Exercise task:
Copy each line exactly. Drop every picture.

Data segment:
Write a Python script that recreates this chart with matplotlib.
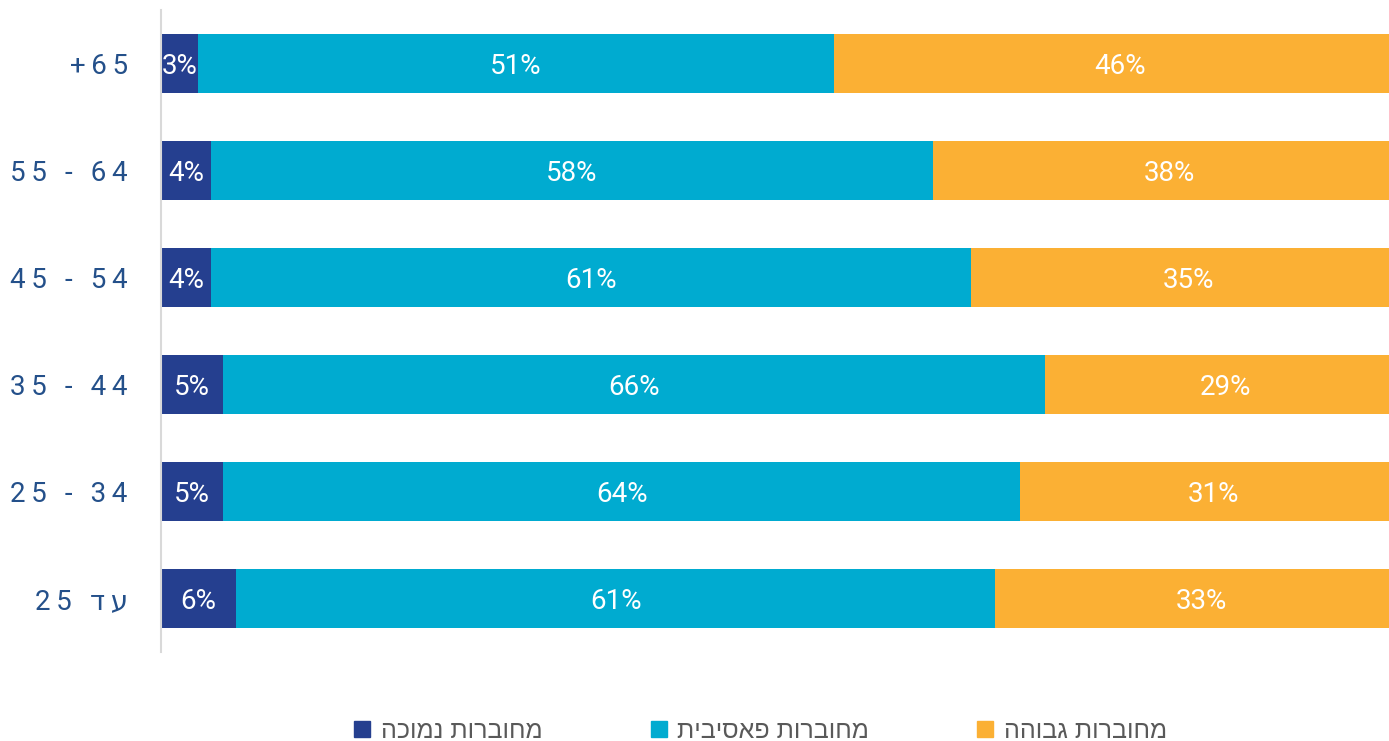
import matplotlib
matplotlib.use("Agg")
import matplotlib.pyplot as plt
from matplotlib.lines import Line2D
import numpy as np

# ---- data ----
categories = ["עד 25", "25 - 34", "35 - 44", "45 - 54", "55 - 64", "+65"]
low = [6, 5, 5, 4, 4, 3]
passive = [61, 64, 66, 61, 58, 51]
high = [33, 31, 29, 35, 38, 46]
series_names = ["מחוברות נמוכה", "מחוברות פאסיבית", "מחוברות גבוהה"]
colors = ["#253f8f", "#00abd0", "#fbb034"]


def is_heb(t):
    return any("\u0590" <= ch <= "\u05ff" for ch in t)


def visual(s):
    """Reorder a logical RTL string to visual order for LTR rendering."""
    if not is_heb(s):
        return s
    toks = s.split(" ")
    out = []
    for t in reversed(toks):
        out.append(t[::-1] if is_heb(t) else t)
    return " ".join(out)


def spaced(s):
    return "\u2009".join(visual(s))


W, H = 1389, 741
fig = plt.figure(figsize=(W / 100, H / 100), dpi=100)
ax = fig.add_axes([161 / W, (741 - 652) / H, 1 - 161 / W, (652 - 10) / H])

y = np.arange(len(categories))
data = [low, passive, high]
left = np.zeros(len(categories))
for vals, c in zip(data, colors):
    vals = np.array(vals, dtype=float)
    ax.barh(y, vals, left=left, height=0.56, color=c, edgecolor="none")
    for yi, l, v in zip(y, left, vals):
        ax.text(l + v / 2, yi, f"{int(v)}%", ha="center", va="center_baseline",
                color="white", fontsize=20, family=["Roboto", "DejaVu Sans"])
    left += vals

ax.set_xlim(0, 98.6)
ax.set_ylim(-0.5, 5.5)
ax.set_xticks([])
ax.set_yticks(y)
ax.set_yticklabels([spaced(c) for c in categories], fontsize=20,
                   color="#24508a", family=["Roboto", "DejaVu Sans"])
ax.tick_params(axis="y", length=0, pad=24)
for s in ["top", "right", "bottom"]:
    ax.spines[s].set_visible(False)
ax.spines["left"].set_color("#d9d9d9")
ax.spines["left"].set_linewidth(1.5)

handles = [Line2D([], [], marker="s", linestyle="none", markersize=12,
                  markerfacecolor=c, markeredgecolor=c) for c in colors]
fig.legend(handles, [visual(n) for n in series_names], loc="center",
           bbox_to_anchor=(759 / W, (741 - 731) / H), ncol=3, frameon=False,
           prop={"family": ["Liberation Sans", "DejaVu Sans"], "size": 18},
           labelcolor="#595959", columnspacing=4.2, handletextpad=0.3,
           handlelength=0.9)

fig.savefig("out.png", dpi=100)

Exercise output:
Write a Python script that recreates this chart with matplotlib.
import matplotlib
matplotlib.use("Agg")
import matplotlib.pyplot as plt
from matplotlib.lines import Line2D
import numpy as np

# ---- data ----
categories = ["עד 25", "25 - 34", "35 - 44", "45 - 54", "55 - 64", "+65"]
low = [6, 5, 5, 4, 4, 3]
passive = [61, 64, 66, 61, 58, 51]
high = [33, 31, 29, 35, 38, 46]
series_names = ["מחוברות נמוכה", "מחוברות פאסיבית", "מחוברות גבוהה"]
colors = ["#253f8f", "#00abd0", "#fbb034"]


def is_heb(t):
    return any("\u0590" <= ch <= "\u05ff" for ch in t)


def visual(s):
    """Reorder a logical RTL string to visual order for LTR rendering."""
    if not is_heb(s):
        return s
    toks = s.split(" ")
    out = []
    for t in reversed(toks):
        out.append(t[::-1] if is_heb(t) else t)
    return " ".join(out)


def spaced(s):
    return "\u2009".join(visual(s))


W, H = 1389, 741
fig = plt.figure(figsize=(W / 100, H / 100), dpi=100)
ax = fig.add_axes([161 / W, (741 - 652) / H, 1 - 161 / W, (652 - 10) / H])

y = np.arange(len(categories))
data = [low, passive, high]
left = np.zeros(len(categories))
for vals, c in zip(data, colors):
    vals = np.array(vals, dtype=float)
    ax.barh(y, vals, left=left, height=0.56, color=c, edgecolor="none")
    for yi, l, v in zip(y, left, vals):
        ax.text(l + v / 2, yi, f"{int(v)}%", ha="center", va="center_baseline",
                color="white", fontsize=20, family=["Roboto", "DejaVu Sans"])
    left += vals

ax.set_xlim(0, 98.6)
ax.set_ylim(-0.5, 5.5)
ax.set_xticks([])
ax.set_yticks(y)
ax.set_yticklabels([spaced(c) for c in categories], fontsize=20,
                   color="#24508a", family=["Roboto", "DejaVu Sans"])
ax.tick_params(axis="y", length=0, pad=24)
for s in ["top", "right", "bottom"]:
    ax.spines[s].set_visible(False)
ax.spines["left"].set_color("#d9d9d9")
ax.spines["left"].set_linewidth(1.5)

handles = [Line2D([], [], marker="s", linestyle="none", markersize=12,
                  markerfacecolor=c, markeredgecolor=c) for c in colors]
fig.legend(handles, [visual(n) for n in series_names], loc="center",
           bbox_to_anchor=(759 / W, (741 - 731) / H), ncol=3, frameon=False,
           prop={"family": ["Liberation Sans", "DejaVu Sans"], "size": 18},
           labelcolor="#595959", columnspacing=4.2, handletextpad=0.3,
           handlelength=0.9)

fig.savefig("out.png", dpi=100)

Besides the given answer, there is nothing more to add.